**Task directions:** The lines from the top of the material below through the line containing "(vblabel) at (568,617)" are to be printed exactly, with pictures omitted.

**Dataset extract:**

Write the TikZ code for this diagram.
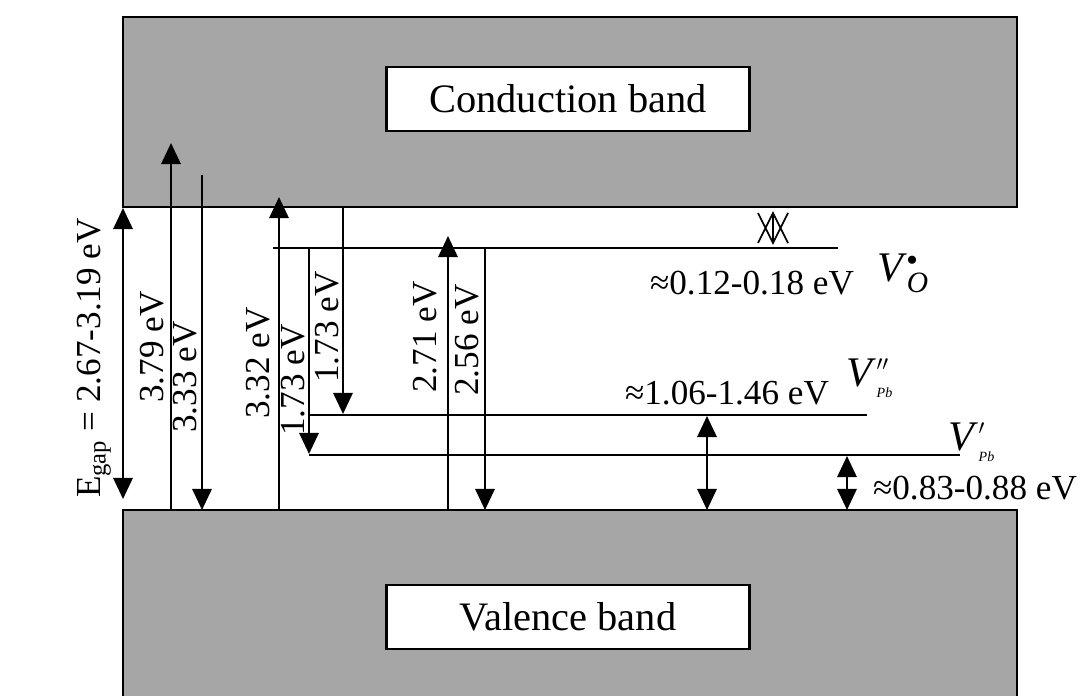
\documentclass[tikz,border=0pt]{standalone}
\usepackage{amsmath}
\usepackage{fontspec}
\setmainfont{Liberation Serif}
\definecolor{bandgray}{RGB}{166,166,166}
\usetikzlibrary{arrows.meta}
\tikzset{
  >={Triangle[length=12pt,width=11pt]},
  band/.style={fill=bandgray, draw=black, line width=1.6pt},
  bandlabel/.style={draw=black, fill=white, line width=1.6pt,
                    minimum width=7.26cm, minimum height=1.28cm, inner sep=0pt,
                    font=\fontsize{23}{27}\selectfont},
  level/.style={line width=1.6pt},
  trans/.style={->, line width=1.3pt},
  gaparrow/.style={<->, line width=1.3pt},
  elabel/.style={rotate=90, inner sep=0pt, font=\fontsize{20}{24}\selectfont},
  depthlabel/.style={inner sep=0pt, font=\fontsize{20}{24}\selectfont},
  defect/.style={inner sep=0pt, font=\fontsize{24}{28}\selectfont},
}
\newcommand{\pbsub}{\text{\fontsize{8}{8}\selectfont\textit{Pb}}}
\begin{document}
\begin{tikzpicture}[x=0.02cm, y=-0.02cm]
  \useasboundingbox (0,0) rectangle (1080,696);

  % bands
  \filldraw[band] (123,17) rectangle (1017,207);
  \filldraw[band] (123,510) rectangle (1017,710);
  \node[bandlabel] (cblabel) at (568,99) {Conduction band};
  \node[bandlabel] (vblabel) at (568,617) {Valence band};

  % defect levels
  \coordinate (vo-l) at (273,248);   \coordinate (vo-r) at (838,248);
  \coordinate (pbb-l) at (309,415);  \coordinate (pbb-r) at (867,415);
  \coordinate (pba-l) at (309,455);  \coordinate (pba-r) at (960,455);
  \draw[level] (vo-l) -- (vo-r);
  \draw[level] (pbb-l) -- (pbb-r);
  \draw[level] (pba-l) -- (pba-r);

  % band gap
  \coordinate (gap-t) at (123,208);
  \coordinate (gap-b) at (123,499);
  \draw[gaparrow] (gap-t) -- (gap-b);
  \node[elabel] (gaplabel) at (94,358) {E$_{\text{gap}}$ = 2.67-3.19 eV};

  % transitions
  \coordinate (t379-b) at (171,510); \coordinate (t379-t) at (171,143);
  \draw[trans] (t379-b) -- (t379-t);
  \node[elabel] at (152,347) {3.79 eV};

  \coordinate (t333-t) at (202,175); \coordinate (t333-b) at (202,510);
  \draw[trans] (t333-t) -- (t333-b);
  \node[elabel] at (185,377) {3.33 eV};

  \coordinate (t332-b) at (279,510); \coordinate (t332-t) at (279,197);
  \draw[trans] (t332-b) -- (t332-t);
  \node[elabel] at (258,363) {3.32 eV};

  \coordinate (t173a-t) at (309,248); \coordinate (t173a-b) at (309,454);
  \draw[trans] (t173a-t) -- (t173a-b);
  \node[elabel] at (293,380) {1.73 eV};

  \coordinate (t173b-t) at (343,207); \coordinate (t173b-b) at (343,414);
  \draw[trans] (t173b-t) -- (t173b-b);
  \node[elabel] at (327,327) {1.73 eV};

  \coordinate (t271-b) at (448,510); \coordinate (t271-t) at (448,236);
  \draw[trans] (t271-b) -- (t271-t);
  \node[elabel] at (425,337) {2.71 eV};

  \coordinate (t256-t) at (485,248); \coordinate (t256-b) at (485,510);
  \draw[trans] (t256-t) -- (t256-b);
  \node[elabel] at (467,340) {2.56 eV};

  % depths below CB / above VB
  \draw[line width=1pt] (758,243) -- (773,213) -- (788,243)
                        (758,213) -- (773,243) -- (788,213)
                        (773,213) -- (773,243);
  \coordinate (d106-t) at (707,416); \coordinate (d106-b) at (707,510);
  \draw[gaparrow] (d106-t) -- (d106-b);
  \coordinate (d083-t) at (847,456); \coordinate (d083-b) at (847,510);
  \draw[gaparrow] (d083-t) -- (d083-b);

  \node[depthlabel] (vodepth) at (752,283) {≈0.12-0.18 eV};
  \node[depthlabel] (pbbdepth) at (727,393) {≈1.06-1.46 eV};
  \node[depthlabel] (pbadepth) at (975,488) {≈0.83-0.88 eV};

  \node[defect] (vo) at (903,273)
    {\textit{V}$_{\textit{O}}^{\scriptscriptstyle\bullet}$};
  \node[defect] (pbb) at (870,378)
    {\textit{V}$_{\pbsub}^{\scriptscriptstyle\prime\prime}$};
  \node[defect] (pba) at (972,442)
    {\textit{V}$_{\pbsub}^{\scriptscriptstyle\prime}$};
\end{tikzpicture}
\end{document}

**Response to this exercise:**
Write the TikZ code for this diagram.
\documentclass[tikz,border=0pt]{standalone}
\usepackage{amsmath}
\usepackage{fontspec}
\setmainfont{Liberation Serif}
\definecolor{bandgray}{RGB}{166,166,166}
\usetikzlibrary{arrows.meta}
\tikzset{
  >={Triangle[length=12pt,width=11pt]},
  band/.style={fill=bandgray, draw=black, line width=1.6pt},
  bandlabel/.style={draw=black, fill=white, line width=1.6pt,
                    minimum width=7.26cm, minimum height=1.28cm, inner sep=0pt,
                    font=\fontsize{23}{27}\selectfont},
  level/.style={line width=1.6pt},
  trans/.style={->, line width=1.3pt},
  gaparrow/.style={<->, line width=1.3pt},
  elabel/.style={rotate=90, inner sep=0pt, font=\fontsize{20}{24}\selectfont},
  depthlabel/.style={inner sep=0pt, font=\fontsize{20}{24}\selectfont},
  defect/.style={inner sep=0pt, font=\fontsize{24}{28}\selectfont},
}
\newcommand{\pbsub}{\text{\fontsize{8}{8}\selectfont\textit{Pb}}}
\begin{document}
\begin{tikzpicture}[x=0.02cm, y=-0.02cm]
  \useasboundingbox (0,0) rectangle (1080,696);

  % bands
  \filldraw[band] (123,17) rectangle (1017,207);
  \filldraw[band] (123,510) rectangle (1017,710);
  \node[bandlabel] (cblabel) at (568,99) {Conduction band};
  \node[bandlabel] (vblabel) at (568,617) {Valence band};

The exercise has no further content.